Belle Epoque

美しい空間と、美しい時間

美の極みへ羽ばたいた精神に届く 『大琳派展』

2008-11-15 | art... bijutsu
身も心も震えました。
久々の感覚です。

10月30日。
nicoさんと名残惜しくお別れした後、上野へ。
大琳派展。(★明日16日までです。お気をつけて、いってらっしゃいませ!)
なんと素晴らしいタイミングで東京へ戻ってきたものです。
こんなものを見ることができるなんて・・・。

じゅじゅさんのブログで、「混んでいる」と知ったので調べてみると、なんと混雑時間帯表がリアルタイム計測・更新される仕組みまでHP上にできている。
さらに、ほとんどの時間が「混雑」。
大大大人気!!!
数度観に行かれたじゅじゅさんから実況中継を頂くと、案の定の人ごみとのこと☆
「まあまあ空いている」となると閉館間際かなということで、ゆっくり六本木ヒルズ内をブラブラしながら、夕方、向かいました。
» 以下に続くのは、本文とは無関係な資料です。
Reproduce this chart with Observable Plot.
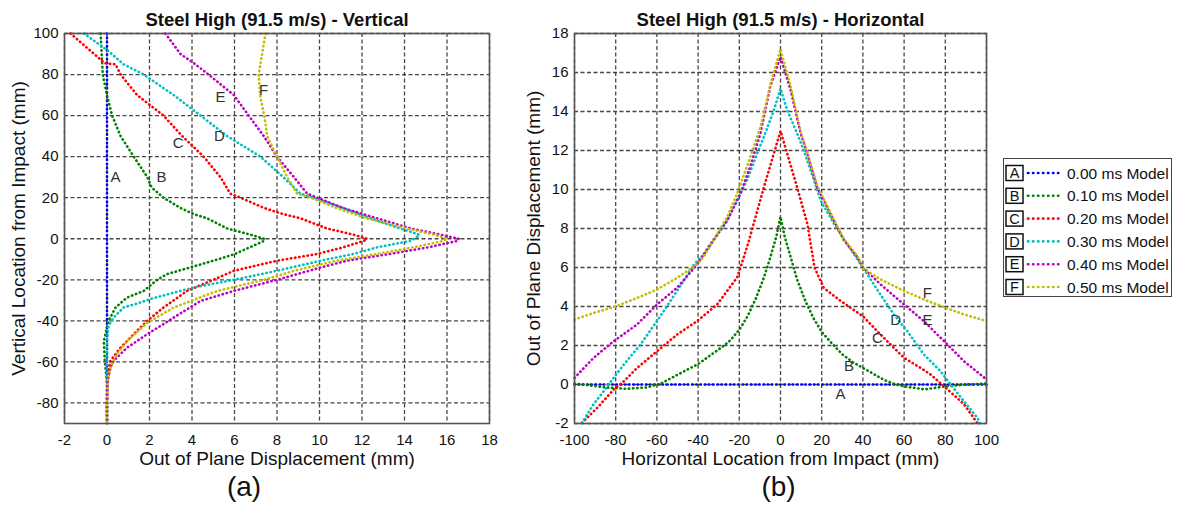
<!DOCTYPE html>
<html><head><meta charset="utf-8">
<script src="https://cdn.jsdelivr.net/npm/d3@7"></script>
<script src="https://cdn.jsdelivr.net/npm/@observablehq/plot@0.6"></script>
<style>
body{margin:0;background:#fff;width:1192px;height:516px;overflow:hidden;font-family:"Liberation Sans",Arial,sans-serif;}
#wrap{position:relative;width:1192px;height:516px;}
.panel{position:absolute;top:0;}
#legend{position:absolute;left:1003px;top:158px;}
</style></head><body><div id="wrap"></div>
<script>
// ---- series meta ----
const seriesNames = ["A","B","C","D","E","F"];
const seriesLabels = ["0.00 ms Model","0.10 ms Model","0.20 ms Model","0.30 ms Model","0.40 ms Model","0.50 ms Model"];
const seriesColors = ["#0000ff","#008000","#ff0000","#00bfbf","#bf00bf","#bfbf00"];

// ---- panel (a): vertical profiles [displacement mm, vertical location mm] ----
const vA = [[0,100],[0,-90]];
const vB = [[-0.3,100],[-0.2,80],[0,70],[0.24,60],[0.64,50],[1.26,40],[1.9,30],[2.1,25],[2.66,20],[3.46,15],[4.08,12],[4.7,10],[5.66,5],[6.75,2],[7.4,0],[7.4,-1],[6.0,-7.5],[5.0,-10.7],[3.9,-14],[2.83,-17.2],[2.36,-20],[1.73,-25.4],[0.95,-28.6],[0.4,-33.5],[0.07,-40],[0,-43],[-0.15,-50],[-0.1,-60],[0,-70],[0,-90]];
const vC = [[-1.72,100],[-0.1,85.5],[0.4,85],[0.64,80],[1.42,70],[2.66,60],[3.54,50],[4.55,40],[5.34,30],[5.8,22],[6.28,20],[7.39,15],[8.3,12],[9.1,10],[10.36,5],[11.6,2],[12.24,0],[12.1,-1],[11.1,-4.2],[9.9,-7.4],[8.0,-10.7],[5.97,-15.6],[5.0,-20],[3.77,-25.4],[2.66,-33.5],[1.89,-40],[1.26,-46.5],[0.64,-53],[0.16,-59.5],[0.03,-66],[0,-75],[0,-90]];
const vD = [[-1.09,100],[0,92],[0.78,85],[1.73,80],[3.14,70],[4.4,60],[5.66,50],[7.22,40],[8.3,30],[9.1,22],[9.74,20],[11.1,15],[12.4,10],[13.8,5],[14.7,2],[14.6,1],[14.3,-1],[12.7,-4.2],[11.6,-7.4],[10.05,-10.7],[8.0,-15.6],[5.97,-20],[4.08,-23.7],[3.46,-25.4],[2.05,-29.3],[1.58,-31],[0.78,-33.5],[0.31,-38.4],[0.07,-42.4],[0,-50],[0,-90]];
const vE = [[2.75,100],[3.46,90],[4.16,85],[4.78,80],[5.97,70],[6.67,60],[7.38,50],[8.0,40],[8.8,30],[9.42,22],[9.9,20],[11.1,15],[12.7,10],[14.3,5],[15.7,2],[16.55,0],[16.5,-1],[15.1,-4.2],[13.3,-7.4],[11.3,-10.7],[10.05,-14],[8.0,-20],[5.97,-25.4],[4.4,-30.3],[3.14,-38.4],[1.89,-46.5],[0.95,-53],[0.31,-59.5],[0.16,-62.8],[0.03,-69],[0,-80],[0,-90]];
const vF = [[7.46,100],[7.3,90],[7.14,80],[7.2,70],[7.4,60],[7.54,50],[8.0,40],[8.48,30],[8.95,22],[9.58,20],[10.8,15],[12.2,10],[14.1,5],[15.4,2],[16.0,0],[15.85,-1],[14.4,-4.2],[12.7,-7.4],[10.8,-10.7],[8.8,-15.6],[7.4,-20],[5.2,-25.4],[3.14,-33.5],[1.89,-41],[0.95,-49.8],[0.48,-56],[0.16,-62.8],[0.03,-69],[0,-80],[0,-90]];
const vLabelPos = [[0.4,30],[2.56,30],[3.35,46.5],[5.29,50],[5.34,69],[7.37,72.5]];
const vXTicks = [-2,0,2,4,6,8,10,12,14,16,18];
const vYTicks = [-80,-60,-40,-20,0,20,40,60,80,100];

// ---- panel (b): horizontal profiles [horizontal location mm, displacement mm] ----
const hA = [[-100,0],[100,0]];
const hB = [[-100,0.05],[-85,-0.15],[-75,-0.22],[-65,-0.15],[-58,0.05],[-50,0.5],[-40,1.05],[-30,1.8],[-25,2.2],[-20,2.8],[-16,3.5],[-12,4.4],[-8,5.5],[-5,6.5],[-2,7.6],[0,8.6],[2,7.6],[5,6.5],[8,5.4],[12,4.3],[16,3.4],[20,2.7],[25,2.1],[30,1.55],[35,1.15],[40,0.85],[50,0.25],[56,0],[60,-0.1],[70,-0.25],[80,-0.1],[90,0],[100,0.05]];
const hC = [[-96.4,-1.97],[-89,-1.2],[-81,-0.26],[-76,0.17],[-69.6,0.85],[-60,1.7],[-50.2,2.56],[-40.5,3.25],[-30.8,4.1],[-21,5.5],[-19.4,6.0],[-15.4,7.35],[-13,8.25],[-8.1,10.1],[-3.2,11.85],[0,13.0],[3.2,11.85],[8.1,10.1],[13,8.25],[14.5,7.3],[16.5,6.0],[21,4.95],[29,4.3],[40,3.5],[48.6,2.56],[55,1.88],[60,1.37],[68,0.85],[72.9,0.51],[80.2,-0.17],[89,-1.0],[95.5,-1.97]];
const hD = [[-96.4,-1.97],[-90.7,-1.0],[-85.8,-0.34],[-81,0.34],[-76,1.03],[-68,2.05],[-60,3.25],[-50.2,4.8],[-42,6.15],[-37,6.7],[-32.4,7.4],[-25.9,8.4],[-21,9.45],[-16.2,10.5],[-11.3,11.85],[-8.1,12.7],[-3.2,14.07],[0,15.18],[3.2,14.07],[8.1,12.87],[11.3,12.0],[16.2,10.5],[19.4,9.45],[25.9,8.26],[32.4,7.2],[40,6.0],[48.6,4.6],[55,3.6],[61.5,2.74],[69.6,1.54],[77.7,0.68],[82.6,0],[89,-0.85],[95.5,-1.7],[97,-2]];
const hE = [[-100,0.34],[-90.7,1.37],[-81,2.22],[-69.6,3.08],[-60,4.1],[-50.2,4.96],[-40.5,6.15],[-34,7.2],[-25.9,8.4],[-19.4,9.8],[-14.6,11.2],[-9.7,12.9],[-4.9,15.3],[0,16.8],[4.9,15.1],[9.7,12.9],[13,11.85],[17.8,10.1],[21,9.45],[25.9,8.4],[30.8,7.4],[37.2,6.55],[40,6.0],[48.6,5.13],[60,4.1],[69.6,3.25],[79.4,2.22],[89,1.2],[100,0.26]];
const hF = [[-100,3.33],[-90.7,3.67],[-80,4.0],[-69.6,4.44],[-60,4.87],[-50.2,5.47],[-40,6.2],[-37,6.6],[-30.8,7.7],[-25.9,8.6],[-21,9.8],[-16.2,11.2],[-9.7,13.2],[-4.9,15.4],[0,17.2],[4.9,15.3],[9.7,13.0],[13,11.9],[17.8,10.2],[21,9.5],[25.9,8.45],[30.8,7.45],[37.2,6.6],[40.5,5.9],[50.2,5.3],[60,4.8],[69.6,4.36],[80.2,3.93],[89,3.6],[100,3.25]];
const hLabelPos = [[29.1,-0.5],[33.2,0.94],[47,2.39],[55.9,3.28],[71.3,3.28],[71.3,4.7]];
const hXTicks = [-100,-80,-60,-40,-20,0,20,40,60,80,100];
const hYTicks = [-2,0,2,4,6,8,10,12,14,16,18];

// ---- build tables ----
function toRows(arrs){
  const rows=[];
  arrs.forEach((a,i)=>a.forEach(p=>rows.push({s:seriesNames[i],x:p[0],y:p[1]})));
  return rows;
}
const vRows = toRows([vA,vB,vC,vD,vE,vF]);
const hRows = toRows([hA,hB,hC,hD,hE,hF]);
const vLab = vLabelPos.map((p,i)=>({t:seriesNames[i],x:p[0],y:p[1]}));
const hLab = hLabelPos.map((p,i)=>({t:seriesNames[i],x:p[0],y:p[1]}));

const font = "Liberation Sans, Arial, sans-serif";
const gridStyle = {stroke:"#333", strokeOpacity:0.9, strokeDasharray:"4,2.5", strokeWidth:1.3};
const fmt = d => String(d);

function makePanel(cfg){
  return Plot.plot({
    width:cfg.width, height:516,
    marginLeft:cfg.ml, marginRight:cfg.mr, marginTop:33, marginBottom:93,
    x:{domain:cfg.xd}, y:{domain:cfg.yd},
    color:{domain:seriesNames, range:seriesColors},
    style:{fontFamily:font, fontSize:"15px", color:"#000", background:"transparent", overflow:"visible"},
    marks:[
      Plot.gridX(cfg.xt, gridStyle),
      Plot.gridY(cfg.yt, gridStyle),
      Plot.line(cfg.rows,{x:"x",y:"y",z:"s",stroke:"s",strokeWidth:2.6,strokeLinecap:"round",strokeDasharray:"0.4,3.8"}),
      Plot.frame({stroke:"#555", strokeWidth:1.6}),
      Plot.axisX(cfg.xt,{tickSize:0, tickPadding:11, fontSize:15, tickFormat:fmt, label:null, fill:"#111"}),
      Plot.axisY(cfg.yt,{tickSize:0, tickPadding:6, fontSize:15, tickFormat:fmt, label:null, fill:"#111"}),
      Plot.text(cfg.lab,{x:"x",y:"y",text:"t",fontSize:15,fill:"#333"}),
      Plot.text([cfg.title],{frameAnchor:"top", dy:-21, fontWeight:"bold", fontSize:18.5, fill:"#111", textAnchor:"middle"}),
      Plot.text([cfg.xlabel],{frameAnchor:"bottom", dy:41, fontSize:19, fill:"#111", textAnchor:"middle"}),
      Plot.text([cfg.ylabel],{frameAnchor:"left", dx:cfg.ydx, rotate:-90, fontSize:19, fill:"#111", textAnchor:"middle"}),
      Plot.text([cfg.tag],{frameAnchor:"bottom", dy:72, dx:cfg.tagdx, fontSize:28, fill:"#111", textAnchor:"middle"})
    ]
  });
}

const wrap = document.getElementById("wrap");
const p1 = makePanel({width:500, ml:64, mr:11, xd:[-2,18], yd:[-90,100], xt:vXTicks, yt:vYTicks, rows:vRows, lab:vLab,
  title:"Steel High (91.5 m/s) - Vertical", xlabel:"Out of Plane Displacement (mm)", ylabel:"Vertical Location from Impact (mm)", ydx:-46, tag:"(a)", tagdx:-33});
p1.classList.add("panel"); p1.style.left="0px";
wrap.appendChild(p1);

const p2 = makePanel({width:470, ml:44, mr:14, xd:[-100,100], yd:[-2,18], xt:hXTicks, yt:hYTicks, rows:hRows, lab:hLab,
  title:"Steel High (91.5 m/s) - Horizontal", xlabel:"Horizontal Location from Impact (mm)", ylabel:"Out of Plane Displacement (mm)", ydx:-41, tag:"(b)", tagdx:-2});
p2.classList.add("panel"); p2.style.left="530px";
wrap.appendChild(p2);

// ---- legend ----
const lw=169, lh=139, rowH=22.8;
const lg = d3.select(wrap).append("svg").attr("id","legend").attr("width",lw).attr("height",lh)
  .style("font-family",font);
lg.append("rect").attr("x",0.5).attr("y",0.5).attr("width",lw-1).attr("height",lh-1).attr("fill","#fff").attr("stroke","#444");
seriesNames.forEach((n,i)=>{
  const cy = 15 + i*rowH;
  const g = lg.append("g");
  g.append("rect").attr("x",3).attr("y",cy-7.5).attr("width",17).attr("height",15).attr("fill","#fff").attr("stroke","#111").attr("stroke-width",1.5);
  g.append("text").attr("x",11.5).attr("y",cy).attr("dy","0.36em").attr("text-anchor","middle").attr("font-size",14.5).attr("fill","#111").text(n);
  g.append("line").attr("x1",25).attr("x2",57).attr("y1",cy).attr("y2",cy).attr("stroke",seriesColors[i]).attr("stroke-width",2.6).attr("stroke-linecap","round").attr("stroke-dasharray","0.4,4.6");
  g.append("text").attr("x",64).attr("y",cy).attr("dy","0.36em").attr("font-size",15.5).attr("fill","#111").text(seriesLabels[i]);
});
</script>
</body></html>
俵屋宗達『風神雷神図屏風』なら京都建仁寺にあるでしょうといわれそうですが、まだ見に行ったことはなく。
しかも、4枚の『風神雷神』が一堂に会す。それはここでしかかないません。
なんて豪勢なことかしら。
入り口からいきなりその圧巻な光景が広がっているのですが、
深く重く輝く金地、
伸びやかに鮮やかな図柄、
雄弁に語る空間、
・・・鼓動が激しくなり、食い入るように眺めました。
洗練を加えてはいくものの、わたしは俵屋宗達のオリジナルが一番印象的でした。
澄んだ美しさ、透明な感じが好きです。

ところで、
たとえば西洋の油彩展などと比較してみると、断然ここは、作品とそれを鑑賞する日本人の姿かたちがしっくりとよく似合っていました。
しっとりきらめく金色と、やわらかな植物の発色。蒔絵、その見事な細工。
ほんのりライトに照らされたその前を女性の姿がふっと横切ると、あたかも彼女が豪華な着物をさらりとまとったように見える瞬間があります。
色合い、輝き、
ほんのり陰りを帯びた潤いのある色たちは、まさしく日本の美の真髄。
このクリエイターたちはこうして、当時から作品だけでなく周りの人間も美しく作り、変えてきたのだ。
贅を尽くした豪華絢爛な世界に想像が飛んでいきました。
これは、日本人にこそ似合う美の最高峰。
現代わたしたちが世界のあらゆる美のかたちを知ることができる文化のなかにあって、なお最高級の煌きを誇っています。

それにしても、植物の図柄がどれもほんとうに美しかった。
筆運びの柔らかさ、線の伸びやかさ、彩色の絶妙。
「む、難しそう・・・」
と線を目で追いながらシロウトまるだしの視点でひたすら感嘆してしまうのでしたが、
なによりその構図の自由で堂々たる様子が、最高に粋で、すかっと気持ちよく、
「これぞ芸術なのだ」
ということを知らしめてくれました。

残念ながら、作品を印刷したものに、その輝きは出ません。
本物以外のものは、すべてちゃちくなってしまう。
だから、図版や絵葉書を買うのは諦めて、ひたすら何度も何度も会場を巡りました。

奇跡の存在を感じた展覧会でした。